In support of his allegation that County Court prejudged him, defendant has submitted a copy of a newspaper article specifically, relating to his case, published after defendant entered his plea of guilty but prior to the presentence hearing, in which County Court expressed the opinion that the way to deal with persistent felons is to "get them off the streets as long as you can". While we do not approve of County Court's statement to the press prior to sentencing (see, People v Glendenning, 127 Misc.2d 880; Code of Judicial Conduct Canon 3 [A] [6] [a Judge should abstain from public comment about a pending or impending proceeding]), by not raising this issue prior to sentencing defendant failed to preserve this argument for our review (see, People v Martin, 50 N.Y.2d 1029). In any event, the actual sentence imposed was the one agreed to by defendant in his plea bargain, the terms of which were accepted by County Court over a month prior to the newspaper article in question. Moreover, the record does not indicate any abuse of discretion by County Court in accepting defendant's plea (see, People v Bankowski, 134 A.D.2d 768), or bias or prejudice against defendant (see, People v Latella, 112 A.D.2d 324, lv denied 66 N.Y.2d 616) which would have otherwise permitted the County Judge to recuse himself.

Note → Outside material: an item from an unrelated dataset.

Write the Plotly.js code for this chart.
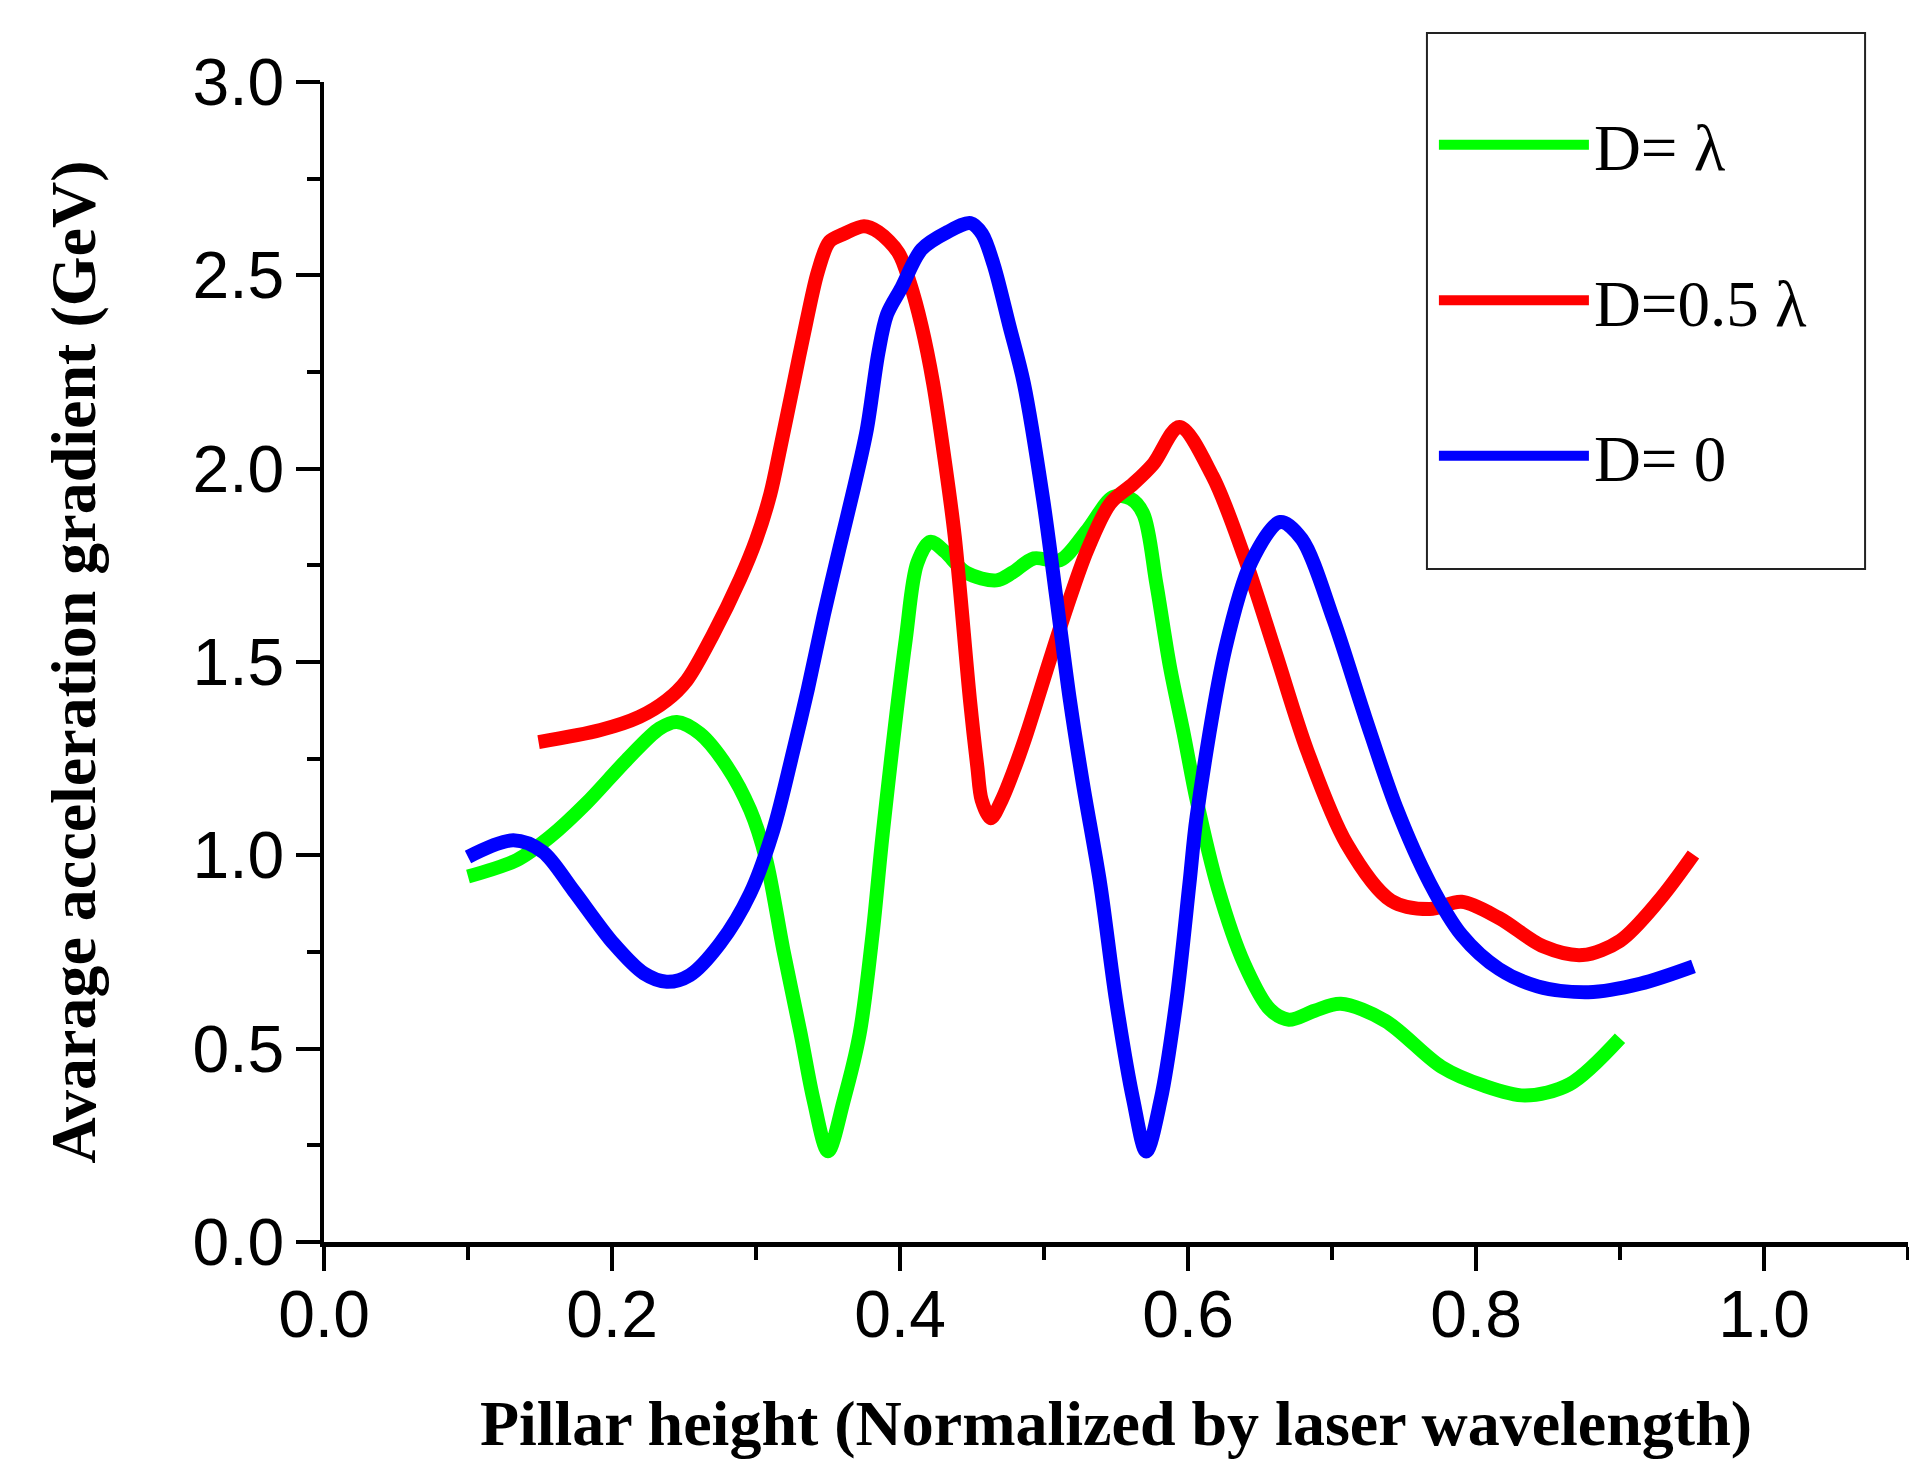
<!DOCTYPE html>
<html>
<head>
<meta charset="utf-8">
<script src="https://cdn.plot.ly/plotly-3.0.1.min.js"></script>
<style>
  html, body { margin: 0; padding: 0; background: #fff; }
  #chart { width: 1909px; height: 1467px; }
</style>
</head>
<body>
<div id="chart"></div>
<script>
// Pillar height (normalized by laser wavelength)
const xGreen = [0.100,0.134,0.157,0.182,0.210,0.233,0.245,0.261,0.280,0.296,0.307,0.319,0.331,0.340,0.350,0.361,0.372,0.381,0.388,0.404,0.412,0.421,0.431,0.446,0.467,0.478,0.493,0.511,0.530,0.548,0.560,0.569,0.578,0.5875,0.597,0.606,0.621,0.639,0.657,0.670,0.688,0.706,0.737,0.776,0.805,0.834,0.865,0.900];
const yGreen = [0.945,0.988,1.048,1.134,1.246,1.328,1.345,1.315,1.229,1.117,0.990,0.755,0.539,0.367,0.235,0.367,0.539,0.798,1.056,1.559,1.756,1.811,1.786,1.731,1.711,1.731,1.768,1.763,1.841,1.927,1.923,1.883,1.703,1.487,1.315,1.143,0.913,0.720,0.601,0.575,0.598,0.616,0.572,0.453,0.405,0.379,0.408,0.527];

const xRed = [0.149,0.192,0.219,0.238,0.252,0.270,0.289,0.300,0.310,0.317,0.325,0.335,0.343,0.351,0.361,0.375,0.385,0.399,0.407,0.415,0.423,0.431,0.438,0.4486,0.4537,0.4567,0.463,0.4706,0.4799,0.488,0.504,0.516,0.530,0.546,0.562,0.576,0.594,0.617,0.639,0.661,0.683,0.710,0.741,0.768,0.790,0.816,0.847,0.874,0.900,0.927,0.951];
const yRed = [1.293,1.324,1.358,1.401,1.453,1.570,1.715,1.815,1.935,2.056,2.200,2.380,2.510,2.587,2.607,2.627,2.612,2.558,2.479,2.369,2.221,2.023,1.825,1.401,1.229,1.143,1.096,1.143,1.229,1.315,1.505,1.643,1.789,1.910,1.961,2.013,2.108,1.981,1.773,1.522,1.269,1.031,0.883,0.861,0.880,0.838,0.764,0.742,0.779,0.883,1.002];

const xBlue = [0.100,0.1315,0.152,0.173,0.201,0.222,0.238,0.254,0.275,0.296,0.312,0.326,0.336,0.347,0.358,0.368,0.377,0.385,0.391,0.401,0.415,0.433,0.449,0.457,0.465,0.476,0.486,0.4995,0.5088,0.518,0.527,0.539,0.550,0.562,0.571,0.581,0.592,0.601,0.606,0.626,0.644,0.664,0.679,0.701,0.723,0.745,0.768,0.790,0.816,0.843,0.878,0.914,0.951];
const yBlue = [0.996,1.039,1.009,0.910,0.772,0.695,0.673,0.690,0.772,0.902,1.065,1.272,1.430,1.620,1.795,1.950,2.102,2.300,2.399,2.468,2.567,2.612,2.635,2.607,2.528,2.369,2.221,1.918,1.660,1.401,1.186,0.927,0.626,0.367,0.234,0.367,0.626,0.927,1.100,1.536,1.759,1.862,1.818,1.610,1.358,1.120,0.928,0.794,0.706,0.661,0.646,0.668,0.713];

const seriesNames = ['D= \u03bb', 'D=0.5 \u03bb', 'D= 0'];
const seriesColors = ['#00ff00', '#ff0000', '#0000ff'];

const serif = '"Times New Roman", "Liberation Serif", serif';
const sans = 'Arial, "Liberation Sans", sans-serif';

const xs = [xGreen, xRed, xBlue];
const ys = [yGreen, yRed, yBlue];

const traces = xs.map((x, i) => ({
  x: x,
  y: ys[i],
  type: 'scatter',
  mode: 'lines',
  name: seriesNames[i],
  legendgroup: 'g' + i,
  line: { color: seriesColors[i], width: 14, shape: 'spline', smoothing: 0.9 },
  hoverinfo: 'skip'
}));

const axisCommon = {
  showgrid: false,
  zeroline: false,
  showline: true,
  linecolor: '#000',
  linewidth: 4.5,
  ticks: 'outside',
  ticklen: 24,
  tickwidth: 4,
  tickcolor: '#000',
  tickfont: { family: sans, size: 66, color: '#000' },
  fixedrange: true
};

const layout = {
  width: 1909,
  height: 1467,
  margin: { l: 324, r: 1, t: 82, b: 225, pad: 0 },
  paper_bgcolor: '#fff',
  plot_bgcolor: '#fff',
  showlegend: true,
  xaxis: Object.assign({}, axisCommon, {
    range: [0, 1.1],
    tick0: 0,
    dtick: 0.2,
    tickformat: '.1f',
    ticklabelstandoff: -13,
    minor: { dtick: 0.1, ticks: 'outside', ticklen: 13, tickwidth: 4, tickcolor: '#000', showgrid: false },
    title: {
      text: 'Pillar height (Normalized by laser wavelength)',
      font: { family: serif, size: 64, color: '#000', weight: 'bold' },
      standoff: 52
    }
  }),
  yaxis: Object.assign({}, axisCommon, {
    range: [0, 3],
    tick0: 0,
    dtick: 0.5,
    tickformat: '.1f',
    ticklabelstandoff: -2,
    minor: { dtick: 0.25, ticks: 'outside', ticklen: 13, tickwidth: 4, tickcolor: '#000', showgrid: false },
    title: {
      text: '\u00a0\u00a0Avarage acceleration gradient (GeV)',
      font: { family: serif, size: 64, color: '#000', weight: 'bold' },
      standoff: 77
    }
  }),
  legend: {
    x: 0.7007,
    y: 0.988,
    xanchor: 'left',
    yanchor: 'top',
    bgcolor: 'rgba(0,0,0,0)',
    borderwidth: 0,
    traceorder: 'grouped',
    tracegroupgap: 68,
    itemwidth: 150,
    font: { family: serif, size: 65, color: '#000' }
  },
  shapes: [{
    type: 'rect',
    xref: 'paper', yref: 'paper',
    x0: 0.6963, x1: 0.9729, y0: 0.5802, y1: 1.0422,
    line: { color: '#222', width: 2 },
    fillcolor: 'rgba(0,0,0,0)',
    layer: 'below'
  }]
};

Plotly.newPlot('chart', traces, layout, { staticPlot: true, displayModeBar: false });
</script>
</body>
</html>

Next, we are not persuaded that County Court's examination of defendant's witnesses during the presentence hearing deprived defendant of a fair proceeding. The very purpose of a presentence hearing is to permit the court to consider "any matter relevant to the sentence to be pronounced" (CPL 400.10). Defense counsel and the People were able to thoroughly examine the witnesses presented before County Court commenced its own examination (see, CPL 400.10), seeking to elicit an understanding of why defendant, who had an extensive criminal record and had already spent 25 years of his life in prison, should receive a lesser sentence than the one actually imposed.
Nor did we find error in County Court's failure to order, sua sponte, a psychological examination of defendant prior to the imposition of sentence. Defendant was composed and expressed himself rationally and coherently during the proceedings, and there was no prior medical opinion as to his ability to participate in the proceedings or other evidence supportive "of the opinion that the defendant may be an incapacitated person" (CPL 730.30; see generally, People v Jones, 134 A.D.2d 701, lv denied 71 N.Y.2d 969; People v McGarrity, 130 A.D.2d 793, lv denied 70 N.Y.2d 714; People v Rios, 126 A.D.2d 860; cf., People v Arnold, 113 A.D.2d 101).
Contrary to defendant's assertion, we find that the sentence imposed upon him was not harsh and excessive. Defendant was sentenced in accordance with his plea bargain and within statutory guidelines. "Having received the benefit of his bargain, defendant should be bound by its terms" (People v Felman, 141 A.D.2d 889, 890). Moreover, County Court's imposition of the maximum sentence does not constitute an abuse of discretion given the nature of the crimes herein and defendant's past criminal record (see, People v Latshaw, 123 A.D.2d 479, lv denied 69 N.Y.2d 713). Additionally, defendant was permitted to plead to only 3 of the 5 counts of the indictment (see, People v Bankowski, supra, at 770) and to be sentenced as a second felony offender instead of a persistent felon (see, People v Preville, 117 A.D.2d 878, 879, lv denied 67 N.Y.2d 949). Last, we reject defendant's claim that County Court failed to consider rehabilitation (see, Penal Law § 1.05; People v Farrar, 52 N.Y.2d 302; People v Burgh, 89 A.D.2d 672). Unlike the situation in People v Burgh (supra), the record convinces us that County Court considered rehabilitation but in its discretion rejected that factor as a basis for fixing the sentence in the circumstances of this case.
Judgment affirmed. Kane, J.P., Yesawich, Jr., Levine, Harvey and Mercure, JJ., concur.